_YOUR OBJECTIVE_.
Reproduce the listing below in full and without alteration, apart from its pictures.

_INFORMATION SUPPLIED_.
☆ ☆ ☆ ☆

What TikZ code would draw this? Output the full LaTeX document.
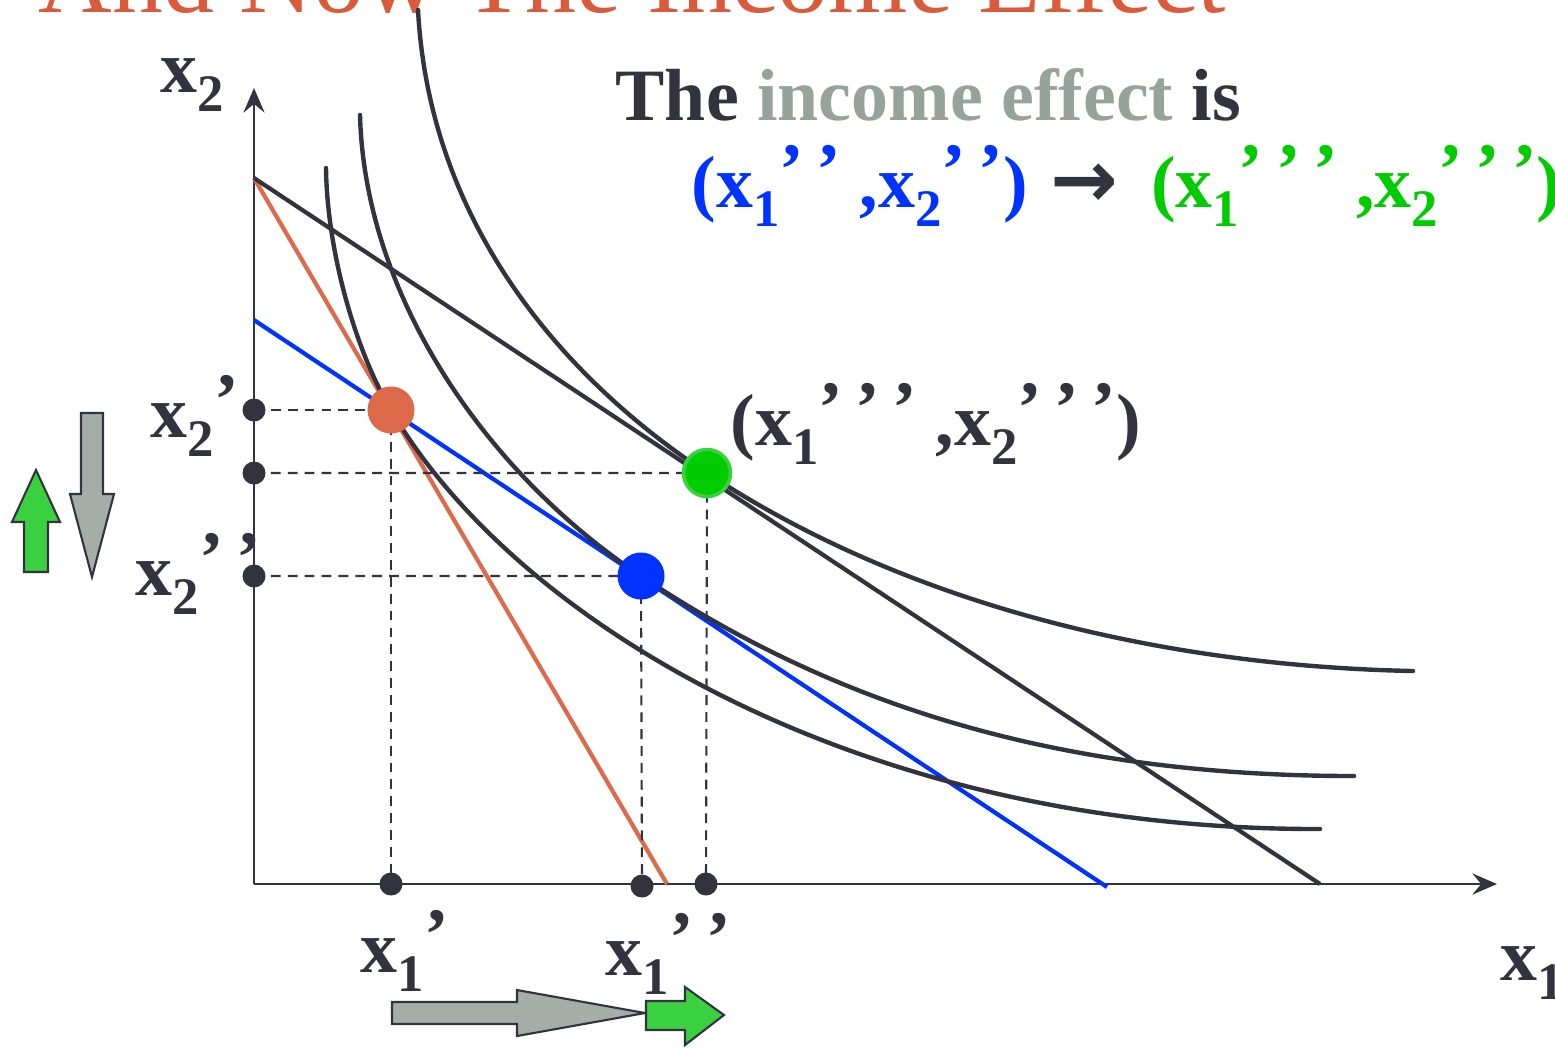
\documentclass[tikz,border=0pt]{standalone}
\usepackage{fontspec}
\setmainfont{Liberation Serif}
\newfontfamily\arrowfont{DejaVu Sans}
\usetikzlibrary{arrows.meta,positioning}

\definecolor{inkgray}{RGB}{51,51,64}
\definecolor{budgetorange}{RGB}{222,106,76}
\definecolor{dotorange}{RGB}{219,105,74}
\definecolor{pureblue}{RGB}{0,51,255}
\definecolor{puregreen}{RGB}{0,204,0}
\definecolor{leafgreen}{RGB}{58,208,64}
\definecolor{sagegray}{RGB}{150,163,154}
\definecolor{arrowgray}{RGB}{165,173,167}
\definecolor{titlered}{RGB}{218,91,60}

% quantity label: x, lowered subscript, raised primes
\newcommand{\qv}[2]{x\raisebox{-0.27em}{\fontsize{15}{15}\selectfont #1}\raisebox{0.17em}{#2}}
\newcommand{\pp}{’\hspace{0.17em}’}
\newcommand{\ppp}{’\hspace{0.17em}’\hspace{0.17em}’}

\begin{document}
\begin{tikzpicture}[
		x=0.01cm, y=-0.01cm,
		axis/.style={draw=inkgray, line width=0.75pt, -{Stealth[length=7pt,width=6pt,inset=2.5pt]}},
		curve/.style={draw=inkgray, line width=1.25pt, line cap=round},
		budget/.style={line width=1.2pt},
		guide/.style={draw=inkgray, line width=0.6pt, dash pattern=on 2.8pt off 2pt},
		tick/.style={circle, fill=inkgray, minimum size=0.23cm, inner sep=0pt},
		bigdot/.style={circle, minimum size=0.47cm, inner sep=0pt},
		lbl/.style={anchor=base west, inner sep=0pt, text=inkgray, font=\bfseries\fontsize{21}{25}\selectfont},
		fatarrow/.style={draw=inkgray, line width=0.6pt, line join=miter}
		]
		
		\useasboundingbox (0,0) rectangle (1555,1047);
		
		\node[anchor=base west, inner sep=0pt, text=titlered, font=\fontsize{29}{34}\selectfont] (title) at (38,12) {And Now The Income Effect};
		
		% axes
		\coordinate (O) at (254,884);
		\coordinate (ytop) at (254,88);
		\coordinate (xend) at (1497,884);
		\draw[axis] (O) -- (ytop);
		\draw[axis] (O) -- (xend);
		
		% budget lines
		\coordinate (b0) at (254,178);
		\coordinate (bo) at (667,884);
		\coordinate (bd) at (1320,884);
		\coordinate (bb0) at (254,320);
		\coordinate (bb) at (1107,887);
		\draw[budget, budgetorange] (b0) -- (bo);
		\draw[budget, inkgray] (b0) -- (bd);
		\draw[budget, pureblue] (bb0) -- (bb);
		
		% bundles
		\coordinate (A) at (391,410);
		\coordinate (B) at (641,576);
		\coordinate (C) at (707,473);
		
		% indifference curves
		\draw[curve] (326,168) .. controls (327,250) and (355,350) .. (A)
			.. controls (510,615) and (850,830) .. (1320,829);
		\draw[curve] (360,115) .. controls (365,300) and (490,476) .. (B)
			.. controls (850,716) and (1080,776) .. (1354,776);
		\draw[curve] (418,10) .. controls (430,230) and (570,383) .. (C)
			.. controls (907,605) and (1163,666) .. (1413,671);
		
		% guides to the axes
		\coordinate (Ay) at (254,410);
		\coordinate (Ax) at (391,884);
		\coordinate (By) at (254,576);
		\coordinate (Bx) at (642,886);
		\coordinate (Cy) at (254,473);
		\coordinate (Cx) at (706,884);
		\draw[guide] (Ay) -- (A) -- (Ax);
		\draw[guide] (By) -- (B) -- (Bx);
		\draw[guide] (Cy) -- (C) -- (Cx);
		
		\foreach \p in {Ay,Ax,By,Bx,Cy,Cx}
			\node[tick] (t\p) at (\p) {};
		
		\node[bigdot, fill=dotorange] (dotA) at (A) {};
		\node[bigdot, fill=pureblue] (dotB) at (B) {};
		\node[bigdot, fill=puregreen, draw=leafgreen, line width=1pt] (dotC) at (C) {};
		
		% labels
		\node[lbl] (labx2) at (160,92) {\qv{2}{}};
		\node[lbl] (labx1) at (1500,980) {\qv{1}{}};
		\node[lbl] (labx2a) at (150,437) {\qv{2}{’}};
		\node[lbl] (labx2b) at (135,595) {\qv{2}{\pp}};
		\node[lbl] (labx1a) at (360,972) {\qv{1}{’}};
		\node[lbl] (labx1b) at (605,975) {\qv{1}{\pp}};
		\node[lbl] (labC) at (730,445) {(\qv{1}{\ppp} ,\qv{2}{\ppp})};
		
		\node[lbl] (effect) at (615,120) {The \textcolor{sagegray}{income effect} is};
		\node[lbl] (effmove) at (691,207) {\textcolor{pureblue}{(\qv{1}{\pp} ,\qv{2}{\pp})}\hspace{0.3em}{\arrowfont\fontsize{23}{23}\selectfont →}\hspace{0.45em}\textcolor{puregreen}{(\qv{1}{\ppp} ,\qv{2}{\ppp})}};
		
		% change arrows
		\draw[fatarrow, fill=leafgreen] (24,572) -- (48,572) -- (48,522) -- (60,522) -- (36,470) -- (12,522) -- (24,522) -- cycle;
		\draw[fatarrow, fill=arrowgray] (81,413) -- (103,413) -- (103,494) -- (114,494) -- (92,577) -- (70,494) -- (81,494) -- cycle;
		\draw[fatarrow, fill=arrowgray] (392,1002) -- (517,1002) -- (517,990) -- (645,1013) -- (517,1036) -- (517,1024) -- (392,1024) -- cycle;
		\draw[fatarrow, fill=leafgreen] (646,1001) -- (685,1001) -- (685,987) -- (724,1015) -- (685,1045) -- (685,1030) -- (646,1030) -- cycle;
		
	\end{tikzpicture}
\end{document}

☆ ☆ ☆ ☆

_RESULT FOR THIS TASK_.
What TikZ code would draw this? Output the full LaTeX document.
\documentclass[tikz,border=0pt]{standalone}
\usepackage{fontspec}
\setmainfont{Liberation Serif}
\newfontfamily\arrowfont{DejaVu Sans}
\usetikzlibrary{arrows.meta,positioning}

\definecolor{inkgray}{RGB}{51,51,64}
\definecolor{budgetorange}{RGB}{222,106,76}
\definecolor{dotorange}{RGB}{219,105,74}
\definecolor{pureblue}{RGB}{0,51,255}
\definecolor{puregreen}{RGB}{0,204,0}
\definecolor{leafgreen}{RGB}{58,208,64}
\definecolor{sagegray}{RGB}{150,163,154}
\definecolor{arrowgray}{RGB}{165,173,167}
\definecolor{titlered}{RGB}{218,91,60}

% quantity label: x, lowered subscript, raised primes
\newcommand{\qv}[2]{x\raisebox{-0.27em}{\fontsize{15}{15}\selectfont #1}\raisebox{0.17em}{#2}}
\newcommand{\pp}{’\hspace{0.17em}’}
\newcommand{\ppp}{’\hspace{0.17em}’\hspace{0.17em}’}

\begin{document}
\begin{tikzpicture}[
		x=0.01cm, y=-0.01cm,
		axis/.style={draw=inkgray, line width=0.75pt, -{Stealth[length=7pt,width=6pt,inset=2.5pt]}},
		curve/.style={draw=inkgray, line width=1.25pt, line cap=round},
		budget/.style={line width=1.2pt},
		guide/.style={draw=inkgray, line width=0.6pt, dash pattern=on 2.8pt off 2pt},
		tick/.style={circle, fill=inkgray, minimum size=0.23cm, inner sep=0pt},
		bigdot/.style={circle, minimum size=0.47cm, inner sep=0pt},
		lbl/.style={anchor=base west, inner sep=0pt, text=inkgray, font=\bfseries\fontsize{21}{25}\selectfont},
		fatarrow/.style={draw=inkgray, line width=0.6pt, line join=miter}
		]
		
		\useasboundingbox (0,0) rectangle (1555,1047);
		
		\node[anchor=base west, inner sep=0pt, text=titlered, font=\fontsize{29}{34}\selectfont] (title) at (38,12) {And Now The Income Effect};
		
		% axes
		\coordinate (O) at (254,884);
		\coordinate (ytop) at (254,88);
		\coordinate (xend) at (1497,884);
		\draw[axis] (O) -- (ytop);
		\draw[axis] (O) -- (xend);
		
		% budget lines
		\coordinate (b0) at (254,178);
		\coordinate (bo) at (667,884);
		\coordinate (bd) at (1320,884);
		\coordinate (bb0) at (254,320);
		\coordinate (bb) at (1107,887);
		\draw[budget, budgetorange] (b0) -- (bo);
		\draw[budget, inkgray] (b0) -- (bd);
		\draw[budget, pureblue] (bb0) -- (bb);
		
		% bundles
		\coordinate (A) at (391,410);
		\coordinate (B) at (641,576);
		\coordinate (C) at (707,473);
		
		% indifference curves
		\draw[curve] (326,168) .. controls (327,250) and (355,350) .. (A)
			.. controls (510,615) and (850,830) .. (1320,829);
		\draw[curve] (360,115) .. controls (365,300) and (490,476) .. (B)
			.. controls (850,716) and (1080,776) .. (1354,776);
		\draw[curve] (418,10) .. controls (430,230) and (570,383) .. (C)
			.. controls (907,605) and (1163,666) .. (1413,671);
		
		% guides to the axes
		\coordinate (Ay) at (254,410);
		\coordinate (Ax) at (391,884);
		\coordinate (By) at (254,576);
		\coordinate (Bx) at (642,886);
		\coordinate (Cy) at (254,473);
		\coordinate (Cx) at (706,884);
		\draw[guide] (Ay) -- (A) -- (Ax);
		\draw[guide] (By) -- (B) -- (Bx);
		\draw[guide] (Cy) -- (C) -- (Cx);
		
		\foreach \p in {Ay,Ax,By,Bx,Cy,Cx}
			\node[tick] (t\p) at (\p) {};
		
		\node[bigdot, fill=dotorange] (dotA) at (A) {};
		\node[bigdot, fill=pureblue] (dotB) at (B) {};
		\node[bigdot, fill=puregreen, draw=leafgreen, line width=1pt] (dotC) at (C) {};
		
		% labels
		\node[lbl] (labx2) at (160,92) {\qv{2}{}};
		\node[lbl] (labx1) at (1500,980) {\qv{1}{}};
		\node[lbl] (labx2a) at (150,437) {\qv{2}{’}};
		\node[lbl] (labx2b) at (135,595) {\qv{2}{\pp}};
		\node[lbl] (labx1a) at (360,972) {\qv{1}{’}};
		\node[lbl] (labx1b) at (605,975) {\qv{1}{\pp}};
		\node[lbl] (labC) at (730,445) {(\qv{1}{\ppp} ,\qv{2}{\ppp})};
		
		\node[lbl] (effect) at (615,120) {The \textcolor{sagegray}{income effect} is};
		\node[lbl] (effmove) at (691,207) {\textcolor{pureblue}{(\qv{1}{\pp} ,\qv{2}{\pp})}\hspace{0.3em}{\arrowfont\fontsize{23}{23}\selectfont →}\hspace{0.45em}\textcolor{puregreen}{(\qv{1}{\ppp} ,\qv{2}{\ppp})}};
		
		% change arrows
		\draw[fatarrow, fill=leafgreen] (24,572) -- (48,572) -- (48,522) -- (60,522) -- (36,470) -- (12,522) -- (24,522) -- cycle;
		\draw[fatarrow, fill=arrowgray] (81,413) -- (103,413) -- (103,494) -- (114,494) -- (92,577) -- (70,494) -- (81,494) -- cycle;
		\draw[fatarrow, fill=arrowgray] (392,1002) -- (517,1002) -- (517,990) -- (645,1013) -- (517,1036) -- (517,1024) -- (392,1024) -- cycle;
		\draw[fatarrow, fill=leafgreen] (646,1001) -- (685,1001) -- (685,987) -- (724,1015) -- (685,1045) -- (685,1030) -- (646,1030) -- cycle;
		
	\end{tikzpicture}
\end{document}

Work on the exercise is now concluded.